Nearly 100 residents from America's Gulf Coast converged on Capitol Hill this week. They wanted to meet with their representatives and senators to relay their personal stories about the effects of the oil spill. They also wanted to encourage passage of a clean energy bill that would transition the nation away from fossil fuel and toward alternative energy.
A visit to a U.S. senator involves a lot of waiting. A jar of cloudy seawater and oily black-speckled sand sits on the ledge in the hallway of the Senate Office Building. A staffer announces the senator is ready and escorts the group into a conference room. A man plops the jar directly in front of the empty seat at the head of the table where the senators will sit. It's a sample from their Florida cities, areas just now being affected by the oil spill.

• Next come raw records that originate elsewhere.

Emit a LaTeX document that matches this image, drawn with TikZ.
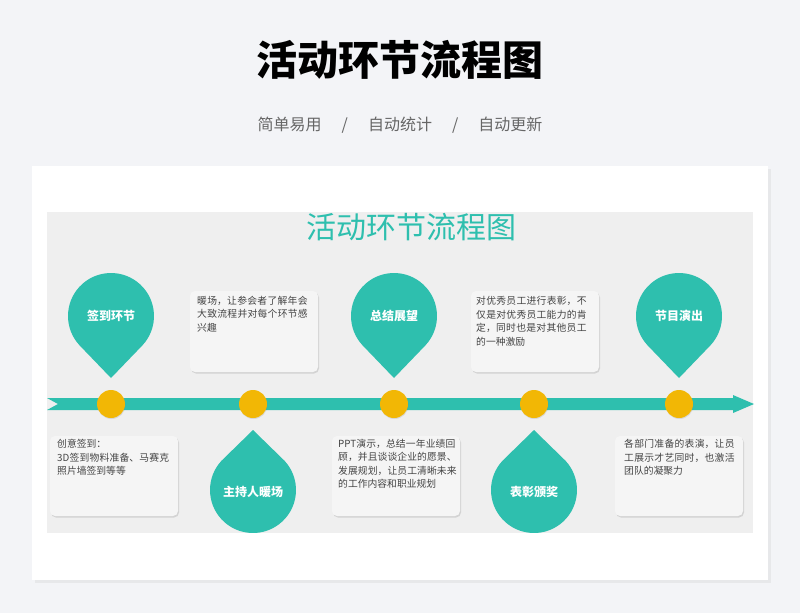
\documentclass[tikz,border=0pt]{standalone}
\usepackage{fontspec}
\setmainfont{Noto Sans CJK SC}
\XeTeXlinebreaklocale "zh"
\XeTeXlinebreakskip=0pt plus 1pt
\usetikzlibrary{shadows,calc}
\definecolor{teal}{HTML}{2EBFAE}
\definecolor{gold}{HTML}{F2B705}
\definecolor{pagebg}{HTML}{F3F4F7}
\definecolor{panel}{HTML}{EFEFEF}
\definecolor{txt}{HTML}{444444}
\tikzset{
 card/.style={rounded corners=5pt,fill=panel!60!white,draw=none,drop shadow={shadow xshift=1pt,shadow yshift=-1.5pt,opacity=0.25}},
 desc/.style={anchor=north west,text width=#1,align=left,font=\fontsize{9.8}{13.5}\selectfont,text=txt,inner sep=0pt},
 droptext/.style={text=white,font=\bfseries\fontsize{12}{14}\selectfont},
 dot/.style={circle,fill=gold,minimum size=28pt,inner sep=0pt,drop shadow={shadow xshift=0.5pt,shadow yshift=-1pt,opacity=0.2}}
}
\begin{document}
\begin{tikzpicture}[x=1pt,y=-1pt]
\useasboundingbox (0,0) rectangle (800,613);
\fill[pagebg] (0,0) rectangle (800,613);
\node (title) at (400,60) {\bfseries\fontsize{41}{46}\selectfont 活动环节流程图};
\node[text=black!60] (sub) at (400,125) {\fontsize{16}{19}\selectfont 简单易用\hspace{20pt}/\hspace{20pt}自动统计\hspace{20pt}/\hspace{20pt}自动更新};
\fill[white,drop shadow={opacity=0.1}] (32,166) rectangle (768,580);
\fill[panel] (47,212) rectangle (753,533);
\node[text=teal] (inner) at (411,227) {\fontsize{30}{34}\selectfont 活动环节流程图};
% timeline
\fill[teal] (47,398) -- (733,398) -- (733,395) -- (754,404) -- (733,413) -- (733,410) -- (47,410) -- (58,404) -- cycle;
% top drops
\foreach \x/\t/\n in {111/签到环节/a,394/总结展望/c,679/节目演出/e}{
 \fill[teal] (\x,378) -- ($(\x,316)+(43:43)$) arc[start angle=43,end angle=-223,radius=43] -- cycle;
 \node[droptext] (d\n) at (\x,316) {\t};
}
\foreach \x/\t/\n in {253/主持人暖场/b,534/表彰颁奖/d}{
 \fill[teal] (\x,430) -- ($(\x,490)+(-43:43)$) arc[start angle=-43,end angle=223,radius=43] -- cycle;
 \node[droptext] (d\n) at (\x,492) {\t};
}
\foreach \x/\n in {111/a,253/b,394/c,534/d,679/e}{
 \node[dot] (p\n) at (\x,404) {};
}
% boxes
\path[card] (190,291) rectangle (318,372);
\node[desc=116pt] (tb) at (197,296) {暖场，让参会者了解年会大致流程并对每个环节感兴趣};
\path[card] (471,291) rectangle (599,372);
\node[desc=116pt] (td) at (476,296) {对优秀员工进行表彰，不仅是对优秀员工能力的肯定，同时也是对其他员工的一种激励};
\path[card] (50,436) rectangle (178,516);
\node[desc=116pt] (ba) at (57,439) {创意签到：\\3D签到物料准备、马赛克照片墙签到等等};
\path[card] (332,436) rectangle (460,516);
\node[desc=120pt] (bc) at (338,439) {PPT演示，总结一年业绩回顾，并且谈谈企业的愿景、发展规划，让员工清晰未来的工作内容和职业规划};
\path[card] (615,436) rectangle (743,516);
\node[desc=116pt] (be) at (624,439) {各部门准备的表演，让员工展示才艺同时，也激活团队的凝聚力};
\end{tikzpicture}
\end{document}
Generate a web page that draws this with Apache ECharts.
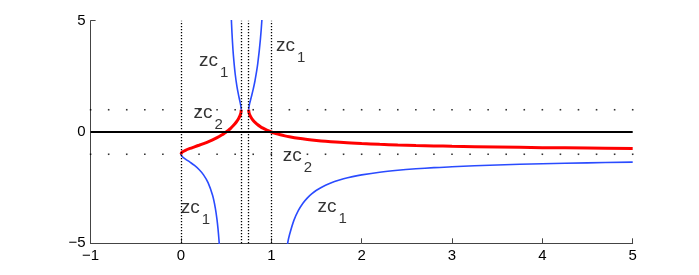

They want to tell Democratic Senator Mark Udall of Colorado to speed through an energy bill. Their chance to do that comes quickly, as Senator Udall walks into the room.
They meet with the senator for 15 minutes and he meets with us for five.
"What I assured them was: given their plea and call and demand in a polite way for us to have a clean energy future, that was job one for me," said Udall. "That has long been one of my main motivations for being an elected official."
Udall says he plans to bring a climate energy bill to the floor of the Senate by July 4. This was Meggin McPhee's second appointment with a senator. She flew up from Destin, Florida.
"It's enabled us to bring a real voice to some in Washington, D.C. who watch the news and see the pictures and realize what's happening, but when they're able to put a true voice to what's going on down there and I think we've been well received," said McPhee.
Nearly 100 residents like Meggin were flown to DC by Repower America, an organization promoting clean energy, run by former Vice President Al Gore.
The group went on to meet with several other elected officials. David Augustine of New Orleans says his group met with a staffer of Republican Senator David Vitter, who also represents Louisiana.
"[Vitter] said to be patient, but my mindset towards this situation is that 'sorry' is not enough anymore."
David feels so strongly, that as a rapper, he's written a song about politicians and the gulf. One line in the song is particularly relevant:
"Yeah, you apologized, you admitted you're wrong, but we're the ones that got to suffer. You all get to go home. Sorry ain't enough no more."
This group wants immediate action. But there's a lot left to discuss on Capitol Hill, with Senate Democrats trying to combine an energy bill with a climate bill and Republicans opposing the idea and calling it an energy tax.